_Requirement:_ Retype the lines beneath this one, from the first through the line containing "(424,238) -- (494,270);". Pictures are left out.

_Supplied data:_
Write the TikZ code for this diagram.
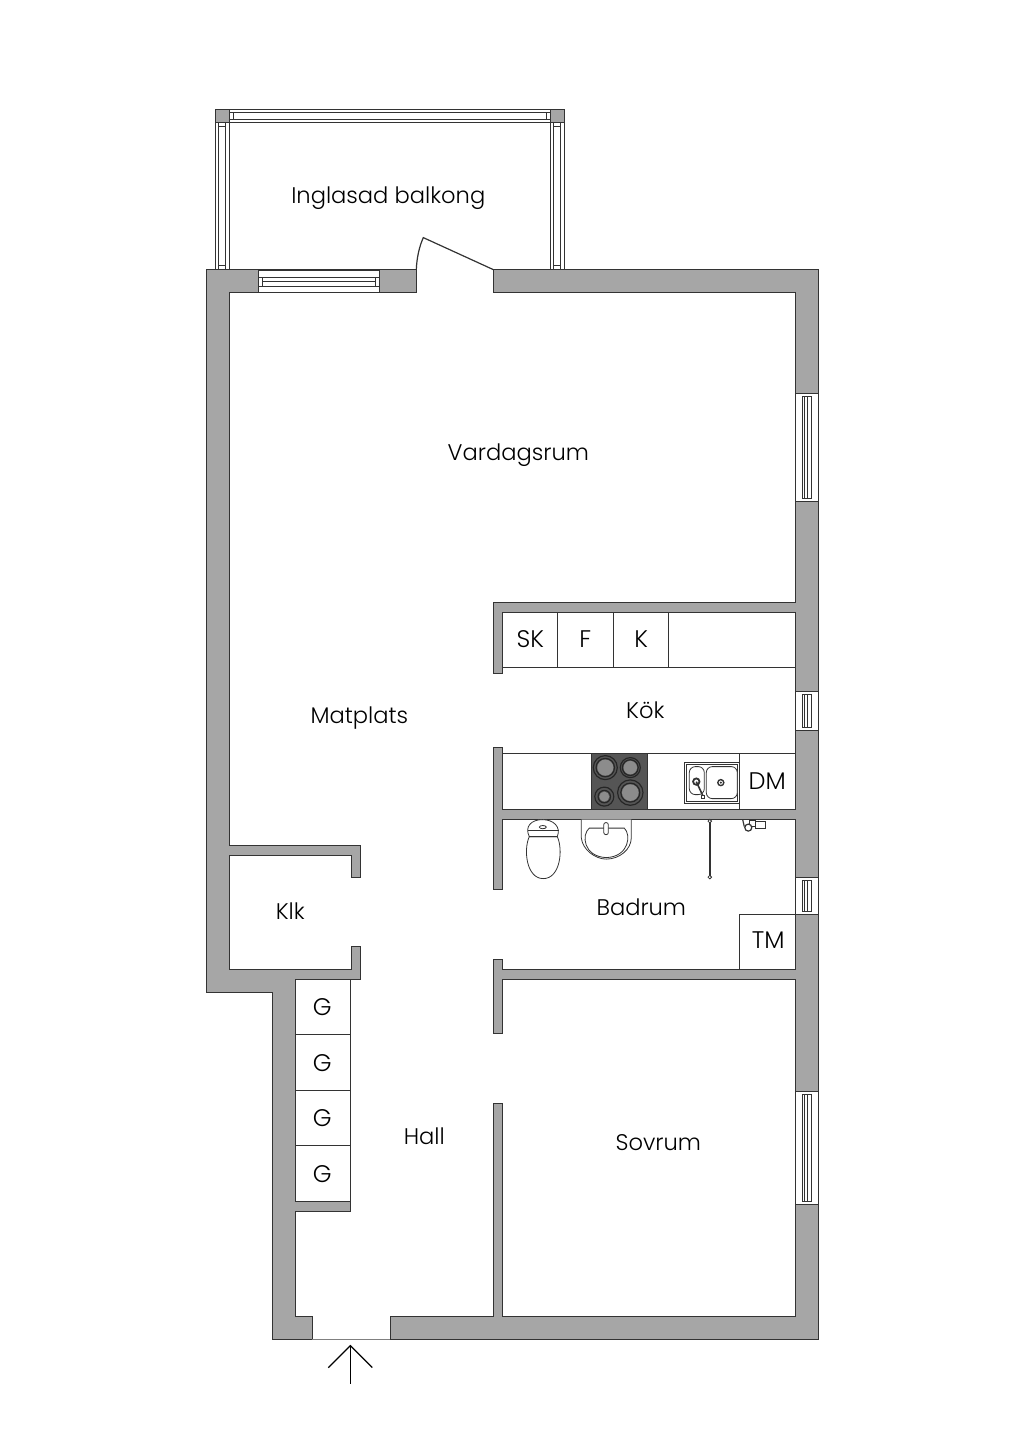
\documentclass[tikz,border=0pt]{standalone}
\usepackage{xcolor}
\usepackage{fontspec}
\setmainfont{Poppins}[UprightFont=* Light]
\definecolor{wallgray}{HTML}{A6A6A6}
\definecolor{linegray}{HTML}{333333}
\definecolor{hobgray}{HTML}{555555}
\definecolor{platgray}{HTML}{8C8C8C}

\begin{document}
\begin{tikzpicture}[x=0.5pt, y=-0.5pt,
    wall/.style={draw=linegray, fill=wallgray, line width=0.5pt},
    glass/.style={draw=linegray, fill=white, line width=0.5pt},
    fixture/.style={draw=linegray, fill=white, line width=0.4pt},
    unit/.style={draw=linegray, line width=0.5pt},
    room/.style={font=\fontsize{11.3}{14}\selectfont, text=black, inner sep=0pt, anchor=base},
    tag/.style={font=\fontsize{12}{14}\selectfont, text=black, inner sep=0pt, anchor=base}]
    \useasboundingbox (0.7,0.4) rectangle (1024.7,1448.4);

    % Balcony rails
    \draw[glass] (230,109.5) rectangle (551,123);
    \draw[glass] (230,113) rectangle (551,120);
    \draw[glass] (234,113) rectangle (547,120);
    \foreach \xa/\xb in {216/230, 551/565} {
        \draw[glass] (\xa,123) rectangle (\xb,270);
        \draw[glass] (\xa+3.5,123) rectangle (\xb-3.5,270);
        \draw[glass] (\xa+3.5,127) rectangle (\xb-3.5,266);
        \draw[wall] (\xa,109.5) rectangle (\xb,123);
    }

    % Balcony door
    \draw[line width=0.6pt, draw=linegray] (417,270) .. controls (417.5,258) and (420,247) .. (424,238) -- (494,270);

    % Walls
    \draw[wall] (207,270) -- (417,270) -- (417,293) -- (230,293) -- (230,846) -- (361,846) -- (361,878) -- (352,878)
        -- (352,856) -- (230,856) -- (230,970) -- (352,970) -- (352,947) -- (361,947) -- (361,980) -- (296,980)
        -- (296,1202) -- (351,1202) -- (351,1212) -- (296,1212) -- (296,1317) -- (313,1317) -- (313,1340)
        -- (273,1340) -- (273,993) -- (207,993) -- cycle;
    \draw[wall] (494,270) -- (819,270) -- (819,1340) -- (391,1340) -- (391,1317) -- (494,1317) -- (494,1104)
        -- (503,1104) -- (503,1317) -- (796,1317) -- (796,980) -- (503,980) -- (503,1034) -- (494,1034)
        -- (494,960) -- (503,960) -- (503,970) -- (796,970) -- (796,820) -- (503,820) -- (503,890) -- (494,890)
        -- (494,748) -- (503,748) -- (503,810) -- (796,810) -- (796,613) -- (503,613) -- (503,674) -- (494,674)
        -- (494,603) -- (796,603) -- (796,293) -- (494,293) -- cycle;
    \draw[draw=gray, line width=0.6pt] (313,1340) -- (391,1340);

    % Windows
    \draw[glass] (259,271) rectangle (380,293);
    \draw[glass] (259,278) rectangle (380,286.5);
    \draw[glass] (263,281.5) rectangle (376,286.5);
    \draw[unit] (263,278) -- (263,286.5) (376,278) -- (376,286.5);
    \foreach \ya/\yb in {394/502, 692/731, 878/915, 1092/1205} {
        \draw[glass] (796,\ya) rectangle (819,\yb);
        \draw[glass] (803,\ya+3) rectangle (812,\yb-3);
        \draw[glass] (805,\ya+3) rectangle (808.5,\yb-3);
    }

    % Storage
    \foreach \ya/\yb in {980/1035, 1035/1091, 1091/1146, 1146/1202} {
        \draw[unit] (296,\ya) rectangle (351,\yb);
    }

    % Kitchen units
    \draw[unit] (503,668) -- (796,668);
    \draw[unit] (558.5,613) -- (558.5,668);
    \draw[unit] (614,613) -- (614,668);
    \draw[unit] (669.5,613) -- (669.5,668);
    \draw[unit] (503,754) -- (796,754);
    \draw[unit] (740,754) -- (740,810);
    \draw[unit] (740,970) -- (740,914.5) -- (796,914.5);

    % Hob
    \draw[draw=linegray, fill=hobgray, line width=0.5pt] (592,754) rectangle (648,809.5);
    \foreach \cx/\cy/\rad/\core in {606/768/12/8, 631/768/10/6.7, 605/797/9.5/5, 631/793/12.7/8.3} {
        \draw[draw=black!85, line width=0.6pt] (\cx,\cy) circle (\rad);
        \draw[draw=black!85, line width=0.6pt] (\cx,\cy) circle (\core+1.2);
        \draw[fill=platgray, draw=none] (\cx,\cy) circle (\core);
    }

    % Kitchen sink
    \draw[fixture, line width=0.5pt] (685,763) rectangle (740,803.5);
    \draw[fixture] (687,765) rectangle (738,801.5);
    \draw[fixture, rounded corners=3pt] (690,767) rectangle (705,795);
    \draw[fixture, rounded corners=3pt] (707,767) rectangle (738,799);
    \draw[fixture, line width=0.9pt] (697,782) circle (3.2);
    \draw[fixture, line width=0.7pt] (721.5,783) circle (3);
    \draw[fill=linegray, draw=linegray] (721.5,783) circle (0.6);
    \draw[draw=linegray, line width=0.8pt] (697,782) -- (703.5,796);
    \draw[fixture] (702,796) rectangle (705.5,799);

    % Toilet
    \draw[fixture] (530,837) .. controls (524,850) and (527,879) .. (544,879) .. controls (561,879) and (564,850) .. (558,837) -- cycle;
    \draw[fixture] (530,837) .. controls (525,827) and (532,820) .. (543,820) .. controls (554,820) and (562,827) .. (558,837) -- cycle;
    \draw[fixture] (528.5,831) -- (559.5,831);
    \draw[fixture] (543.5,827.5) ellipse (3.5 and 1.6);

    % Basin
    \draw[fixture] (582,820) -- (582,838) .. controls (583,850) and (596,859.5) .. (607,859.5) .. controls (620,859.5) and (632,850) .. (632,838) -- (632,820);
    \draw[fixture] (590,828.5) -- (625,828.5) .. controls (632,835) and (630,857) .. (607,858) .. controls (584,857) and (582,835) .. (590,828.5) -- cycle;
    \draw[fixture, rounded corners=1pt] (604.5,823) rectangle (609,835);

    % Shower
    \draw[draw=linegray, line width=0.8pt] (710.5,822) -- (710.5,877);
    \draw[fixture] (710.5,821.5) circle (1.8);
    \draw[fixture] (710.5,877.5) circle (1.8);
    \draw[fixture, line width=0.6pt] (756,822) rectangle (766,828.5);
    \draw[fixture, line width=0.6pt] (750,820.5) rectangle (756,827);
    \draw[fixture, line width=0.6pt] (749,828) circle (3.5);
    \draw[draw=linegray, line width=0.6pt] (743.5,820.5) -- (745,827);

    % Rooms
    \node[room] (balkong) at (389,204) {Inglasad balkong};
    \node[room] (vardagsrum) at (519,461) {Vardagsrum};
    \node[room] (matplats) at (360,724) {Matplats};
    \node[room] (kok) at (646,719) {Kök};
    \node[room] (klk) at (291,920) {Klk};
    \node[room] (badrum) at (642,916) {Badrum};
    \node[room] (hall) at (425,1145) {Hall};
    \node[room] (sovrum) at (659,1151) {Sovrum};

    % Appliances
    \node[tag] (sk) at (531,648) {SK};
    \node[tag] (frys) at (586,648) {F};
    \node[tag] (kyl) at (642,647.5) {K};
    \node[tag] (dm) at (768,790) {DM};
    \node[tag] (tm) at (769,949) {TM};
    \node[tag] (g1) at (323,1016) {G};
    \node[tag] (g2) at (323,1072) {G};
    \node[tag] (g3) at (323,1127) {G};
    \node[tag] (g4) at (323,1183) {G};

    % Entrance
    \coordinate (tail) at (351,1384);
    \coordinate (tip) at (351,1346);
    \coordinate (wingl) at (329,1368);
    \coordinate (wingr) at (373,1368);
    \draw[line width=0.6pt] (tail) -- (tip);
    \draw[line width=0.6pt] (wingl) -- (tip) -- (wingr);
\end{tikzpicture}
\end{document}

_Completed exercise:_
Write the TikZ code for this diagram.
\documentclass[tikz,border=0pt]{standalone}
\usepackage{xcolor}
\usepackage{fontspec}
\setmainfont{Poppins}[UprightFont=* Light]
\definecolor{wallgray}{HTML}{A6A6A6}
\definecolor{linegray}{HTML}{333333}
\definecolor{hobgray}{HTML}{555555}
\definecolor{platgray}{HTML}{8C8C8C}

\begin{document}
\begin{tikzpicture}[x=0.5pt, y=-0.5pt,
    wall/.style={draw=linegray, fill=wallgray, line width=0.5pt},
    glass/.style={draw=linegray, fill=white, line width=0.5pt},
    fixture/.style={draw=linegray, fill=white, line width=0.4pt},
    unit/.style={draw=linegray, line width=0.5pt},
    room/.style={font=\fontsize{11.3}{14}\selectfont, text=black, inner sep=0pt, anchor=base},
    tag/.style={font=\fontsize{12}{14}\selectfont, text=black, inner sep=0pt, anchor=base}]
    \useasboundingbox (0.7,0.4) rectangle (1024.7,1448.4);

    % Balcony rails
    \draw[glass] (230,109.5) rectangle (551,123);
    \draw[glass] (230,113) rectangle (551,120);
    \draw[glass] (234,113) rectangle (547,120);
    \foreach \xa/\xb in {216/230, 551/565} {
        \draw[glass] (\xa,123) rectangle (\xb,270);
        \draw[glass] (\xa+3.5,123) rectangle (\xb-3.5,270);
        \draw[glass] (\xa+3.5,127) rectangle (\xb-3.5,266);
        \draw[wall] (\xa,109.5) rectangle (\xb,123);
    }

    % Balcony door
    \draw[line width=0.6pt, draw=linegray] (417,270) .. controls (417.5,258) and (420,247) .. (424,238) -- (494,270);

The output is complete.